Understanding Identity Elements in Abstract Binary Operations

[dijkarte]

When we talk about an abstract binary operation *:SxS --> S

We say that an identity element "e" exists when e * x = x * e = x, (x; e belong to S)

Now my questions:

1) If the operation is not commutative, does not this imply no identity? since e * x != x * e necessarily?

2) Does e * x = x imply x * e = x? And if one side is true, can we still say that * has an identity restricted to one side?

3) Is there cases where not all x's of the set S have the same identity wrt operation *?

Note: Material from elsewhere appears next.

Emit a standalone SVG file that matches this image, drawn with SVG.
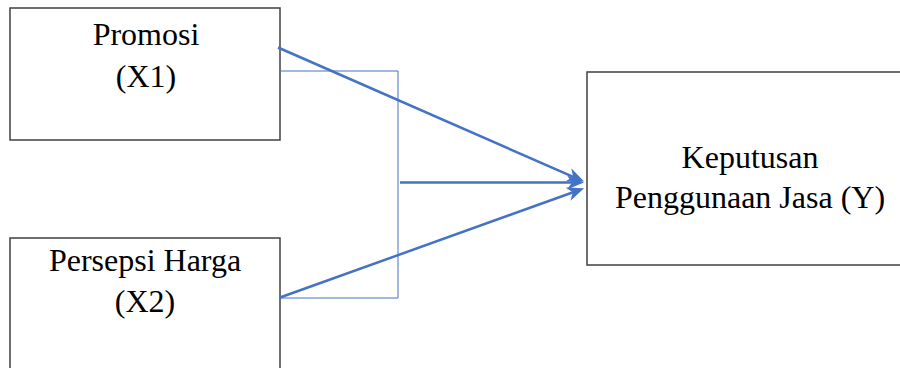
<svg xmlns="http://www.w3.org/2000/svg" width="900" height="368" viewBox="0 0 900 368">
  <style>
    .box { fill: #ffffff; stroke: #404040; stroke-width: 1.5; }
    .label { font-family: "Liberation Serif", "Times New Roman", serif; font-size: 32px; fill: #000000; text-anchor: middle; }
    .arrow { fill: none; stroke: #4472C4; stroke-width: 2.5; }
    .bracket { fill: none; stroke: #4472C4; stroke-width: 1; }
  </style>
  <defs>
    <marker id="head" markerUnits="userSpaceOnUse" markerWidth="20" markerHeight="16" refX="12" refY="7" orient="auto">
      <path d="M0,0 L17,7 L0,14 L5,7 Z" fill="#4472C4"/>
    </marker>
  </defs>
  <rect width="900" height="368" fill="#ffffff"/>

  <g id="promosi">
    <rect class="box" x="10" y="8" width="270" height="132"/>
    <text class="label" x="146" y="45">Promosi</text>
    <text class="label" x="146" y="87">(X1)</text>
  </g>

  <g id="persepsi-harga">
    <rect class="box" x="10" y="238" width="270" height="140"/>
    <text class="label" x="145" y="271">Persepsi Harga</text>
    <text class="label" x="145" y="312">(X2)</text>
  </g>

  <g id="keputusan">
    <rect class="box" x="587" y="72" width="330" height="193"/>
    <text class="label" x="750" y="168">Keputusan</text>
    <text class="label" x="750" y="208">Penggunaan Jasa (Y)</text>
  </g>

  <g id="connectors">
    <polyline class="bracket" points="280,71 398,71 398,298 280,298"/>
    <line class="arrow" x1="278" y1="47.5" x2="579.5" y2="179.6" marker-end="url(#head)"/>
    <line class="arrow" x1="400" y1="182.5" x2="579" y2="182.5" marker-end="url(#head)"/>
    <line class="arrow" x1="280" y1="297.5" x2="579.4" y2="190" marker-end="url(#head)"/>
  </g>
</svg>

These questions are regardless of any kind of algebraic structure.

Thanks.

 

[micromass]

When we talk about an abstract binary operation *:SxS --> S

We say that an identity element "e" exists when e * x = x * e = x, (x; e belong to S)

Now my questions:

1) If the operation is not commutative, does not this imply no identity? since e * x != x * e necessarily?

We DEMAND that e*x=x*e. If it is not true, then e can not be an identity.
If the operation is commutative, then asking that e*x=x*e is unnecessary. So it is only interesting for noncommutative operations.

2) Does e * x = x imply x * e = x? And if one side is true, can we still say that * has an identity restricted to one side?

When e is an identity, we DEMAND that both e*x=x and x*e=x are true. If it is not true, then e is not an identity.
However, if the structure is commutative, then one equality implies the other. So demanding that both equalities hold is only interesting for noncommutative operations.

3) Is there cases where not all x's of the set S have the same identity wrt operation *?

No. An identity must be one for ALL elements. That is, for ALL x it must be that e*x=x*e=x.
If it is only true for one x, then e is not an identity.

 

[dijkarte]

Thank you very much. This clarified things to me.